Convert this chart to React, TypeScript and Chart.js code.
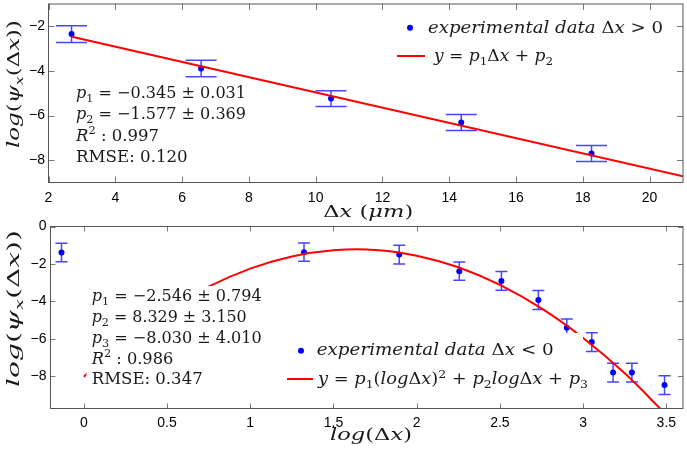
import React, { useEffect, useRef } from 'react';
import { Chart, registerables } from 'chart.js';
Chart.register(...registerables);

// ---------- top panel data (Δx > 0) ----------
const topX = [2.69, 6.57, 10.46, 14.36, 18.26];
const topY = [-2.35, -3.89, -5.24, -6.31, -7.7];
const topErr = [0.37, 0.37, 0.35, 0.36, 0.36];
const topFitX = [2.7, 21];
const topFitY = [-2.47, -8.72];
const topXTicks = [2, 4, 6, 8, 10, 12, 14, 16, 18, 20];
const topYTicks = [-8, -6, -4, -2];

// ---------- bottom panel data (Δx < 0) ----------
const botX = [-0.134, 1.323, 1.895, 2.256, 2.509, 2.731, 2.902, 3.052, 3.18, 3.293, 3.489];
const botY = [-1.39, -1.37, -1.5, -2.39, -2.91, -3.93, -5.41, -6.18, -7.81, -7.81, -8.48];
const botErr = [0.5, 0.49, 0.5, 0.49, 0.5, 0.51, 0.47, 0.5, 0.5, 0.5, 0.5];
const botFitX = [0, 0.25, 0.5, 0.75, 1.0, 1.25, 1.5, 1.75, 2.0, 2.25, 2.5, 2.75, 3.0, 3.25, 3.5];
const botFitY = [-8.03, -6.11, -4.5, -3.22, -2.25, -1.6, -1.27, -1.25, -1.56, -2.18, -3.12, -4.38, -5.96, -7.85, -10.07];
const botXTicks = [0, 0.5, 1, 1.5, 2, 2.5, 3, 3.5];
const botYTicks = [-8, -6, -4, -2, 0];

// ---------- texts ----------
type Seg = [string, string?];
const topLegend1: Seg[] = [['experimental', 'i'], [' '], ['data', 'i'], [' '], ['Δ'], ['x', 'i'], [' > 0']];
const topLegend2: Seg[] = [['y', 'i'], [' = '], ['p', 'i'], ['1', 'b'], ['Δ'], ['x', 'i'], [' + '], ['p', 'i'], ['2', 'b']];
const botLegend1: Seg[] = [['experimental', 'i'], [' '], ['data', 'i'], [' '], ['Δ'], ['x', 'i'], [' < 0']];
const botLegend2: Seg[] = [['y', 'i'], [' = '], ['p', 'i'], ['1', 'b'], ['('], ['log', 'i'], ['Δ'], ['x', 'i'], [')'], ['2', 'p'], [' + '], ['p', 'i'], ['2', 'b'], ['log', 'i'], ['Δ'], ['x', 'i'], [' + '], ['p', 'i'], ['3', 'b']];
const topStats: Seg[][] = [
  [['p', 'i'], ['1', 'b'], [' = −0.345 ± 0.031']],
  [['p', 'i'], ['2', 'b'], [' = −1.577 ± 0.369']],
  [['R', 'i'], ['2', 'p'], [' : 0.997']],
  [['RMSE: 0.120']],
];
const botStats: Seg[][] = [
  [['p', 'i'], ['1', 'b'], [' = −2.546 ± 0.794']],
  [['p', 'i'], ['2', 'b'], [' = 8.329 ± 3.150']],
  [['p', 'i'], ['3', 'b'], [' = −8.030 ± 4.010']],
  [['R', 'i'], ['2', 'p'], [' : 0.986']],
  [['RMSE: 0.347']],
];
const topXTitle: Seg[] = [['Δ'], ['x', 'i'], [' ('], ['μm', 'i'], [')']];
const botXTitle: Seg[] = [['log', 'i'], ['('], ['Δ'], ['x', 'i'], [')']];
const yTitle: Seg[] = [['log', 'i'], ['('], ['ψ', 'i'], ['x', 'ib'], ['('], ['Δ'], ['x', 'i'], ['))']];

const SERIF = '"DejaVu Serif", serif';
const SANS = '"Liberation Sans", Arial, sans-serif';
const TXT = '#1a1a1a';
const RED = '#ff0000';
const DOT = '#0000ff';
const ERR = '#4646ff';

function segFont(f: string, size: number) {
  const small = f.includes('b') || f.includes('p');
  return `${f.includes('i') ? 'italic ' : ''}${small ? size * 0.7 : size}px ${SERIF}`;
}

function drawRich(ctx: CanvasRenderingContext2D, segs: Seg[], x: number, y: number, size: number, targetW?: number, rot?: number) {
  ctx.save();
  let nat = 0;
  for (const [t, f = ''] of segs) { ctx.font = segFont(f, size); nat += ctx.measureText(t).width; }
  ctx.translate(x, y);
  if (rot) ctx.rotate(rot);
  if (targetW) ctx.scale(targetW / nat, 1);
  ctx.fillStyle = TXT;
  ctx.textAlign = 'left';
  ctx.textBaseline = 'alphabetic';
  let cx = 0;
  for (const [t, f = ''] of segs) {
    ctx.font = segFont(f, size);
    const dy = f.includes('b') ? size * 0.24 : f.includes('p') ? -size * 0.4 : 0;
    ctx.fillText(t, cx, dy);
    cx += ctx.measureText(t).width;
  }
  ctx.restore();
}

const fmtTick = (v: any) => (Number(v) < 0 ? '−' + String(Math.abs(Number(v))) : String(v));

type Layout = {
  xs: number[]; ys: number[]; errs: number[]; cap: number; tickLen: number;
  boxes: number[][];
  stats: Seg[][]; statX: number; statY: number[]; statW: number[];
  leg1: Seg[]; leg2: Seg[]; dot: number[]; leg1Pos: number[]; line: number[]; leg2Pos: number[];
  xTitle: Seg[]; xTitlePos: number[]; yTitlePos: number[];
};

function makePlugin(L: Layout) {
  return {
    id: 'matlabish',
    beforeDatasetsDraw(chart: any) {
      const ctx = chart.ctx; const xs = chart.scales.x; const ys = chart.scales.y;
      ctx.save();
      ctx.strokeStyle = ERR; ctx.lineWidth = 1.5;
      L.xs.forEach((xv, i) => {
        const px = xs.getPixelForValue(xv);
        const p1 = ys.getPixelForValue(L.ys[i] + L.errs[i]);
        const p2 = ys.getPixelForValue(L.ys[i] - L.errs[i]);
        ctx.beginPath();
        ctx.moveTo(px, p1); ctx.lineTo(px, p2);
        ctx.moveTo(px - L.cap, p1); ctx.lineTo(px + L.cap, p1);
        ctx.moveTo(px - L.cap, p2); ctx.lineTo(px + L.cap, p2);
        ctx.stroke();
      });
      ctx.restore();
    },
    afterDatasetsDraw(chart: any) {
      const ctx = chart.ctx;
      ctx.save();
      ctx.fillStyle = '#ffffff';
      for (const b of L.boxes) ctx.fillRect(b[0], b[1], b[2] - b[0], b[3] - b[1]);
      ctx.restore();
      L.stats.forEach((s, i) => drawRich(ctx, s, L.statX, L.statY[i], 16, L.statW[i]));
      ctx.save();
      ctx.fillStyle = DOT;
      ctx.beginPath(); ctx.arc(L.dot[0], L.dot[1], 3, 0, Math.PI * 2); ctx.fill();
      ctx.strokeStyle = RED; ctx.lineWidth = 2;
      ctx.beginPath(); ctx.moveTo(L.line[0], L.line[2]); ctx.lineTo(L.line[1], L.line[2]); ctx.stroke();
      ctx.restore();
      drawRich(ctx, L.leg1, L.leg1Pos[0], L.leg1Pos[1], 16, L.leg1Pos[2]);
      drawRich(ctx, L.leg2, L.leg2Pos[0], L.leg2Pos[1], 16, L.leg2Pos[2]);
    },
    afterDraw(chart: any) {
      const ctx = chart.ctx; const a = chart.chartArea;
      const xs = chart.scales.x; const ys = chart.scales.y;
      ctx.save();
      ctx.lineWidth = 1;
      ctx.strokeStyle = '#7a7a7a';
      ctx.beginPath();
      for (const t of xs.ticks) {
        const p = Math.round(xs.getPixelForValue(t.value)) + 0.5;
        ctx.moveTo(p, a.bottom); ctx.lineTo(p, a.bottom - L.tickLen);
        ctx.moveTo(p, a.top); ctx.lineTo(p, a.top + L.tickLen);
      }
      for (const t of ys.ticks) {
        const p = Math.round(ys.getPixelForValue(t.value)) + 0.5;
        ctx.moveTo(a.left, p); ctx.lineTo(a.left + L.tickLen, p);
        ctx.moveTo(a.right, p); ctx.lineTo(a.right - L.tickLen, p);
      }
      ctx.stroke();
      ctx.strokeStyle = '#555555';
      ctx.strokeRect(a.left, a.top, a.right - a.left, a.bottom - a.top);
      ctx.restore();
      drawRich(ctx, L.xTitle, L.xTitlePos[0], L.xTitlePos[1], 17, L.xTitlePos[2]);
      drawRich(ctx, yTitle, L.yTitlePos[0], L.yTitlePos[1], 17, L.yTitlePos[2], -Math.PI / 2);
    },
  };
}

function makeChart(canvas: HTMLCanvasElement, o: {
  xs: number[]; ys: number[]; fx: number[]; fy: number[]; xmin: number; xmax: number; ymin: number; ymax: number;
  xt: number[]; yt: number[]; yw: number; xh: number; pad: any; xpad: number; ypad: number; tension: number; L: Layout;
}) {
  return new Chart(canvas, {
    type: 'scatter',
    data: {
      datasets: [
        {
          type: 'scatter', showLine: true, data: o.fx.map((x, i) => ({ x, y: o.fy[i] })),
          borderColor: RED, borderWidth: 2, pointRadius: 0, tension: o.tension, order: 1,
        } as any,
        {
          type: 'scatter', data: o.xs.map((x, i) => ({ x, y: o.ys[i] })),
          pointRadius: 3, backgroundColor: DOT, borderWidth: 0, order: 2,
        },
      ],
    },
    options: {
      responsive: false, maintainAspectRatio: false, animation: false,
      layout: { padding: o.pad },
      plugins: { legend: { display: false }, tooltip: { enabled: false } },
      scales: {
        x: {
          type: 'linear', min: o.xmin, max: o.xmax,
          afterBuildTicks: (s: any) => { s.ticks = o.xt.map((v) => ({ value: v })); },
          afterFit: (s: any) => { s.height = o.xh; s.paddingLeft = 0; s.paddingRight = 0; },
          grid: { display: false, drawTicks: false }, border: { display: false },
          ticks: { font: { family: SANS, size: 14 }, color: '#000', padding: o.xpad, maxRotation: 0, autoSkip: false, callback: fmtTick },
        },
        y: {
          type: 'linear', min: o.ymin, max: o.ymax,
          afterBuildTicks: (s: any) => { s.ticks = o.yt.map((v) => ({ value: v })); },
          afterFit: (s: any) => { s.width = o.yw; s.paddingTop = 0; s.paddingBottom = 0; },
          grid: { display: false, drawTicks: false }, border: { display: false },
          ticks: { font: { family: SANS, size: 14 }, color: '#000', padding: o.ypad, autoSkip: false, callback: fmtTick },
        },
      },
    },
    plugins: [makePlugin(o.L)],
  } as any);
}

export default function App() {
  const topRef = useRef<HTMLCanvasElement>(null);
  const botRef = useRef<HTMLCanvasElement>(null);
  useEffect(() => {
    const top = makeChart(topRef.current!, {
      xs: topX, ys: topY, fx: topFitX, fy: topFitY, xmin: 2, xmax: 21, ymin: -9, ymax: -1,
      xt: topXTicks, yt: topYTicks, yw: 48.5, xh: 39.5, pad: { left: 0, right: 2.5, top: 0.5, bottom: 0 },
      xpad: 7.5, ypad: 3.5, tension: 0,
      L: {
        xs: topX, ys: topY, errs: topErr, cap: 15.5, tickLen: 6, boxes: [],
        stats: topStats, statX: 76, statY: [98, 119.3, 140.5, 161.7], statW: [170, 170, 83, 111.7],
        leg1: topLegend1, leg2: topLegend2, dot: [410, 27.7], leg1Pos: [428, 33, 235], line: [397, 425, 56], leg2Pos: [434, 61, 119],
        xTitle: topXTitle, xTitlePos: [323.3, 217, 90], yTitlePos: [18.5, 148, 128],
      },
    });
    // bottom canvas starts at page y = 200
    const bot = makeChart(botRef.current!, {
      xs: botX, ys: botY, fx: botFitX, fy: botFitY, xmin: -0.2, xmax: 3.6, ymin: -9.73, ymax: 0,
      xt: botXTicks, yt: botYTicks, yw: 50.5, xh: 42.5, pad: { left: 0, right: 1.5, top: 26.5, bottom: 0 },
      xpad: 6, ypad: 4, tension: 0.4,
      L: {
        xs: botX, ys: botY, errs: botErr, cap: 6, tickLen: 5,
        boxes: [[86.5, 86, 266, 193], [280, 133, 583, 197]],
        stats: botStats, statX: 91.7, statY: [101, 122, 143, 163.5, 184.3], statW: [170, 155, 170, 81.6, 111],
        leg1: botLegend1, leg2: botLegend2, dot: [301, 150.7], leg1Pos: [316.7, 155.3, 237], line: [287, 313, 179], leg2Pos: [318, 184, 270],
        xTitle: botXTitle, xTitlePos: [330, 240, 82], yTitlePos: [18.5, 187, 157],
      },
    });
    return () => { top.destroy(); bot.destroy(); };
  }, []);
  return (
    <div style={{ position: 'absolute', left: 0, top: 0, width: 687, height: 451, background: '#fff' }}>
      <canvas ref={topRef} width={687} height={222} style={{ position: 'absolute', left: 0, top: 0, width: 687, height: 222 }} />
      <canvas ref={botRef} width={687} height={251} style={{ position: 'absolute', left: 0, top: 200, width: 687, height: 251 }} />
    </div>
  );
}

··········

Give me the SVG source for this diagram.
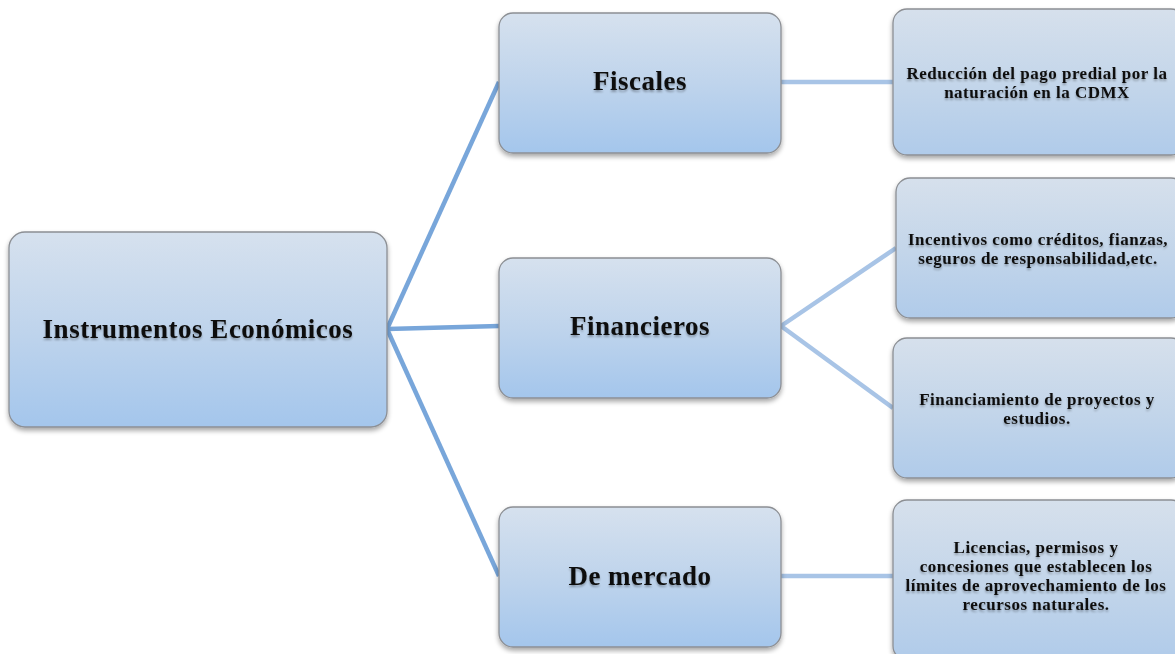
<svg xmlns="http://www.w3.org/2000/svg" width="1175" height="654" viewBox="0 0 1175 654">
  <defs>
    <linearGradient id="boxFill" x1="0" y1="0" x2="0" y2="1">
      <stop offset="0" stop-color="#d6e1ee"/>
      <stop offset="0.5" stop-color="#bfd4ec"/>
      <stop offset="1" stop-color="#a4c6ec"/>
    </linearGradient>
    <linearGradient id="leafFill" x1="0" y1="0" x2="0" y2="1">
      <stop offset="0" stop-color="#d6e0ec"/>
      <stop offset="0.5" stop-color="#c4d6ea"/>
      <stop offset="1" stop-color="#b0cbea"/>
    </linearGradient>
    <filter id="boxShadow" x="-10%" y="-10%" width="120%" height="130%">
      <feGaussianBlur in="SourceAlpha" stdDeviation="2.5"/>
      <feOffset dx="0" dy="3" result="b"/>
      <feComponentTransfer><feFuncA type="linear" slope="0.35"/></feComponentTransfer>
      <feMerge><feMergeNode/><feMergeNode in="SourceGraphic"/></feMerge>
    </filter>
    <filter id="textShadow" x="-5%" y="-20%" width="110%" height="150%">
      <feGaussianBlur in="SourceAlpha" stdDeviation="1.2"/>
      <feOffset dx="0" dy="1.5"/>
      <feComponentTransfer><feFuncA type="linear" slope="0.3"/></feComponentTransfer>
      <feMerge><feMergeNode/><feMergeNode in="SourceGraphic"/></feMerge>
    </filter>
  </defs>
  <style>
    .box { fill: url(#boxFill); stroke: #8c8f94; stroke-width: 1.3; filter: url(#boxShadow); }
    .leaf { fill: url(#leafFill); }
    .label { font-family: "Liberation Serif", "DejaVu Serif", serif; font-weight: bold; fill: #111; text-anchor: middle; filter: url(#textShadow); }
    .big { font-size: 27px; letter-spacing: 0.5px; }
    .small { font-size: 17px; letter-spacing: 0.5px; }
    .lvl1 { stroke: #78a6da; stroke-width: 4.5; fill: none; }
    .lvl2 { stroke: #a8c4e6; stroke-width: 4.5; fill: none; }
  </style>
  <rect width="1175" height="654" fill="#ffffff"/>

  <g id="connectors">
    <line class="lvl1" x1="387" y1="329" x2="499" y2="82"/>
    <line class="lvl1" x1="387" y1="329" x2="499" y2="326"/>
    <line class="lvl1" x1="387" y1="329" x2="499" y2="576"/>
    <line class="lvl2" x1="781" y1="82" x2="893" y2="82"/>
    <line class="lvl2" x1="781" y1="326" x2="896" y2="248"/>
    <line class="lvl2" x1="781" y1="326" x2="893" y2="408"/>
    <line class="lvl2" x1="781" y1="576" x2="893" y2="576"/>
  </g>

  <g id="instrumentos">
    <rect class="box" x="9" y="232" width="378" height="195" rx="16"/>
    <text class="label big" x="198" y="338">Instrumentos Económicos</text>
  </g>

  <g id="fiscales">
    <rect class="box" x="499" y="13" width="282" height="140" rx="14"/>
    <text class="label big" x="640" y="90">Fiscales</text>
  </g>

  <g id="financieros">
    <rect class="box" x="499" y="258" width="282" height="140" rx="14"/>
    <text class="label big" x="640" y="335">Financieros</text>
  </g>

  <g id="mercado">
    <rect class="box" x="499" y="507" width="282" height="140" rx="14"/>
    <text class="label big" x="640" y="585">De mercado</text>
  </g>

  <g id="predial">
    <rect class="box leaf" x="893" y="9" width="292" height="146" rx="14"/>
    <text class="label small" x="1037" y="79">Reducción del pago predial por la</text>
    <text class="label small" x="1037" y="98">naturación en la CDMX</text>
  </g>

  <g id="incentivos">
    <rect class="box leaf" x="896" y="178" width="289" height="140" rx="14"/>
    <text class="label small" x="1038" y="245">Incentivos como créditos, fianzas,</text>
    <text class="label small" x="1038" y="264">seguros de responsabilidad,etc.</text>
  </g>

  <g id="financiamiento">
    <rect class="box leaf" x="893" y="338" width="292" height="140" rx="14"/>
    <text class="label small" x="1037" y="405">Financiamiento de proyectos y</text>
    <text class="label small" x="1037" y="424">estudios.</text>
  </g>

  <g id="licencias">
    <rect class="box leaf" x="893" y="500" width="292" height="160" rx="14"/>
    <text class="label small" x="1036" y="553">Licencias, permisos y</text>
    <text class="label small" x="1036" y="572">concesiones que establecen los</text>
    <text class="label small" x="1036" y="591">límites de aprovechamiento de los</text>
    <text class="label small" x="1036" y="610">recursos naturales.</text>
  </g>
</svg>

··········

▶ **Given instruction**
Output nothing except the lines from the one containing "Convert this chart" through the one containing "const botYTicks = [-8, -6, -4, -2, 0];", both kept, with the pictures removed.

▶ **Result**
Convert this chart to React, TypeScript and Chart.js code.
import React, { useEffect, useRef } from 'react';
import { Chart, registerables } from 'chart.js';
Chart.register(...registerables);

// ---------- top panel data (Δx > 0) ----------
const topX = [2.69, 6.57, 10.46, 14.36, 18.26];
const topY = [-2.35, -3.89, -5.24, -6.31, -7.7];
const topErr = [0.37, 0.37, 0.35, 0.36, 0.36];
const topFitX = [2.7, 21];
const topFitY = [-2.47, -8.72];
const topXTicks = [2, 4, 6, 8, 10, 12, 14, 16, 18, 20];
const topYTicks = [-8, -6, -4, -2];

// ---------- bottom panel data (Δx < 0) ----------
const botX = [-0.134, 1.323, 1.895, 2.256, 2.509, 2.731, 2.902, 3.052, 3.18, 3.293, 3.489];
const botY = [-1.39, -1.37, -1.5, -2.39, -2.91, -3.93, -5.41, -6.18, -7.81, -7.81, -8.48];
const botErr = [0.5, 0.49, 0.5, 0.49, 0.5, 0.51, 0.47, 0.5, 0.5, 0.5, 0.5];
const botFitX = [0, 0.25, 0.5, 0.75, 1.0, 1.25, 1.5, 1.75, 2.0, 2.25, 2.5, 2.75, 3.0, 3.25, 3.5];
const botFitY = [-8.03, -6.11, -4.5, -3.22, -2.25, -1.6, -1.27, -1.25, -1.56, -2.18, -3.12, -4.38, -5.96, -7.85, -10.07];
const botXTicks = [0, 0.5, 1, 1.5, 2, 2.5, 3, 3.5];
const botYTicks = [-8, -6, -4, -2, 0];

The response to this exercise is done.